Embora se saiba que ainda há muito a se fazer em terras cariocas para que o Estado tome posse de todos os territórios dominados pelo crime, muitos manifestantes desfilaram pelos calçadões da zona Sul do Rio, e a situação vem melhorando claramente.
Agora, invertendo a questão, por que razão os jornais de São Paulo demoraram a noticiar o protesto na Avenida Paulista em suas edições digitais, mesmo tendo, supostamente, mais recursos para cobrir sua própria cidade?
A Folha só publicou em seu site pouco antes das 21h30, com o título: “Entidades protestam contra suposta ação violenta do Estado nas periferias”.
O lugar da violência
A imprensa paulista age sistematicamente no sentido de preservar a imagem do governador do estado, aplicando energia inversamente proporcional quando o fato negativo tem como objeto o governo federal, mas foram os mesmos jornais que começaram a chamar a atenção para a curva ascendente dos indicadores de homicídios que se apresentou nas estatísticas a partir de maio deste ano.
Talvez a questão seja, então, o lugar onde acontecem os assassinatos.

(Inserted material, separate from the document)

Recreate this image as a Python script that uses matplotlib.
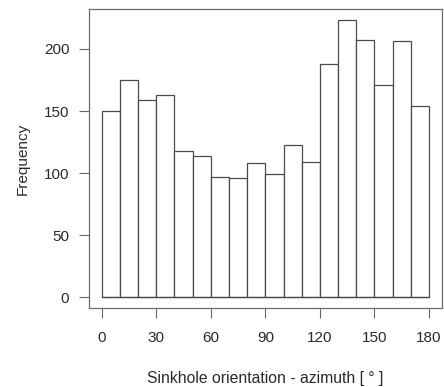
import matplotlib
matplotlib.use("Agg")
import matplotlib.pyplot as plt
import numpy as np

bin_edges = list(range(0, 190, 10))
counts = [150, 175, 159, 163, 118, 114, 97, 96, 108, 99, 123, 109, 188, 223, 207, 171, 206, 154]
x_ticks = [0, 30, 60, 90, 120, 150, 180]
y_ticks = [0, 50, 100, 150, 200]

plt.rcParams['font.family'] = ['Liberation Sans', 'DejaVu Sans']

fig = plt.figure(figsize=(4.44, 3.87), dpi=100)
ax = fig.add_axes([88.7/444, 1-308.3/387, (442-88.7)/444, (308.3-9.3)/387])

centers = [(bin_edges[i] + bin_edges[i+1]) / 2 for i in range(len(counts))]
widths = [bin_edges[i+1] - bin_edges[i] for i in range(len(counts))]
ax.bar(centers, counts, width=widths, color='white', edgecolor='#4a4a4a', linewidth=0.9)
ax.plot([bin_edges[0], bin_edges[-1]], [0, 0], color='#4a4a4a', linewidth=0.9)

ax.set_xlim(-7.2, 187.2)
ax.set_ylim(-8.92, 231.92)
ax.set_xticks(x_ticks)
ax.set_yticks(y_ticks)
ax.tick_params(axis='x', direction='out', length=7.2, width=0.8, color='#666666', pad=9.5, labelsize=11, labelcolor='#2a2a2a')
ax.tick_params(axis='y', direction='out', length=7.0, width=0.8, color='#666666', pad=7, labelsize=11, labelcolor='#2a2a2a')
for s in ax.spines.values():
    s.set_color('#6a6a6a')
    s.set_linewidth(0.9)

ax.set_xlabel('Sinkhole orientation - azimuth [ ° ]', fontsize=11.3, color='#2a2a2a', labelpad=18.5)
ax.set_ylabel('Frequency', fontsize=11, color='#2a2a2a', labelpad=10)

fig.savefig('out.png', dpi=100)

Mesmo que este observador esteja completamente equivocado, vamos ao outro lado da análise, no que se refere ao uso dos recursos digitais no jornalismo, tema que tem frequentado este espaço recentemente.

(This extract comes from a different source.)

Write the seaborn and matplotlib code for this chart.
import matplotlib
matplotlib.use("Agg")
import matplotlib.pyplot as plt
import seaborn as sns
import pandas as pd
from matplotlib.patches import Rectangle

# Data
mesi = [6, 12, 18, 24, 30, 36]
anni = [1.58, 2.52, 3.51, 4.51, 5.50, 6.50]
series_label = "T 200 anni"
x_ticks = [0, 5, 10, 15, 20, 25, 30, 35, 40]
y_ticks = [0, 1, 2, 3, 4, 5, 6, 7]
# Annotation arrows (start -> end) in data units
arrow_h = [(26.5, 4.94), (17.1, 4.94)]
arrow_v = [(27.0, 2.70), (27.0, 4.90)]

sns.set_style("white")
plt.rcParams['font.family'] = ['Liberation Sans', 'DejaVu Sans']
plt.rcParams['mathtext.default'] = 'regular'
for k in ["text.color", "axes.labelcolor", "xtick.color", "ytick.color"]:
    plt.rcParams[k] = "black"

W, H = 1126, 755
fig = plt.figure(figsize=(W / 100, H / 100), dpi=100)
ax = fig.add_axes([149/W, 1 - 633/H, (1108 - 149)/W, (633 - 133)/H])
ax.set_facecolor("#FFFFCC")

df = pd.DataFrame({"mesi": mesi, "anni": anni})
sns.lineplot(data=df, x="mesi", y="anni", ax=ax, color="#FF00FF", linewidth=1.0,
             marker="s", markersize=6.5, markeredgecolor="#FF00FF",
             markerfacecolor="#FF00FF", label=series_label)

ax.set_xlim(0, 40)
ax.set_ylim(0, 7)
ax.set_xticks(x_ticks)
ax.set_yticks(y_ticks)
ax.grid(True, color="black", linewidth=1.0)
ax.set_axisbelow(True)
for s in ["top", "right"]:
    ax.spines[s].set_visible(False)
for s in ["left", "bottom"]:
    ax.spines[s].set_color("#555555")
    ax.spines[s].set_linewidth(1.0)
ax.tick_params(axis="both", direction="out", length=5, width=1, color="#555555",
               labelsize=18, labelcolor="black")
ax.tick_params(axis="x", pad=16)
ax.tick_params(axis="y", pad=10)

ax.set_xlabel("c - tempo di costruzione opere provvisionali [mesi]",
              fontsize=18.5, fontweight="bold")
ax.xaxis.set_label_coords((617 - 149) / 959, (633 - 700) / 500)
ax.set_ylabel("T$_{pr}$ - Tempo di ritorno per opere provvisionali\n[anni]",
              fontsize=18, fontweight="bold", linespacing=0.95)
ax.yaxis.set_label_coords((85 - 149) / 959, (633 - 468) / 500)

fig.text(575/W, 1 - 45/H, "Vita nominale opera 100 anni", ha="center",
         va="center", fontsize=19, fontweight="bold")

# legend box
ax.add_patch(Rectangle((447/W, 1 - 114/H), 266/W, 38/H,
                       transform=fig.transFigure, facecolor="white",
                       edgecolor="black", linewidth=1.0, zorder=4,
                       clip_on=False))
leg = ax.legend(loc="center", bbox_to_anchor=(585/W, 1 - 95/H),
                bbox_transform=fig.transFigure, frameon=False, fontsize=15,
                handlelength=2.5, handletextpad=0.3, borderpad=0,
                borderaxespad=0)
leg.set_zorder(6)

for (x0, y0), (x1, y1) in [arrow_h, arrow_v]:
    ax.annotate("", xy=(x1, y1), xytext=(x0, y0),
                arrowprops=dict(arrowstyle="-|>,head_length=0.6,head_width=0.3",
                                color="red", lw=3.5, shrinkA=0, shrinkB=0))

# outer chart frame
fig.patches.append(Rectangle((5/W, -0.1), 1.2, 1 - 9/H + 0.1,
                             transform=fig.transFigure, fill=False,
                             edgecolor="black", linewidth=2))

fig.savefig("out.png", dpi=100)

Sendo o protesto da Avenida Paulista um evento com grande potencial para conturbar ainda mais o trânsito na cidade, não era o caso de os sites jornalísticos darem atenção a ele?
Independentemente dos aspectos políticos que possa ter uma passeata em favor dos direitos humanos hoje em dia, em plena vigência das liberdades democráticas, o fato merecia ser levado ao conhecimento do público com rapidez, como fez o portal do Globo, até mesmo para permitir que as pessoas que ainda não haviam deixado o trabalho pudessem planejar melhor seu roteiro.
Se os portais da imprensa paulista fazem esse tipo de filtragem no noticiário de rotina, como confiar neles quando tratam dos grandes temas nacionais?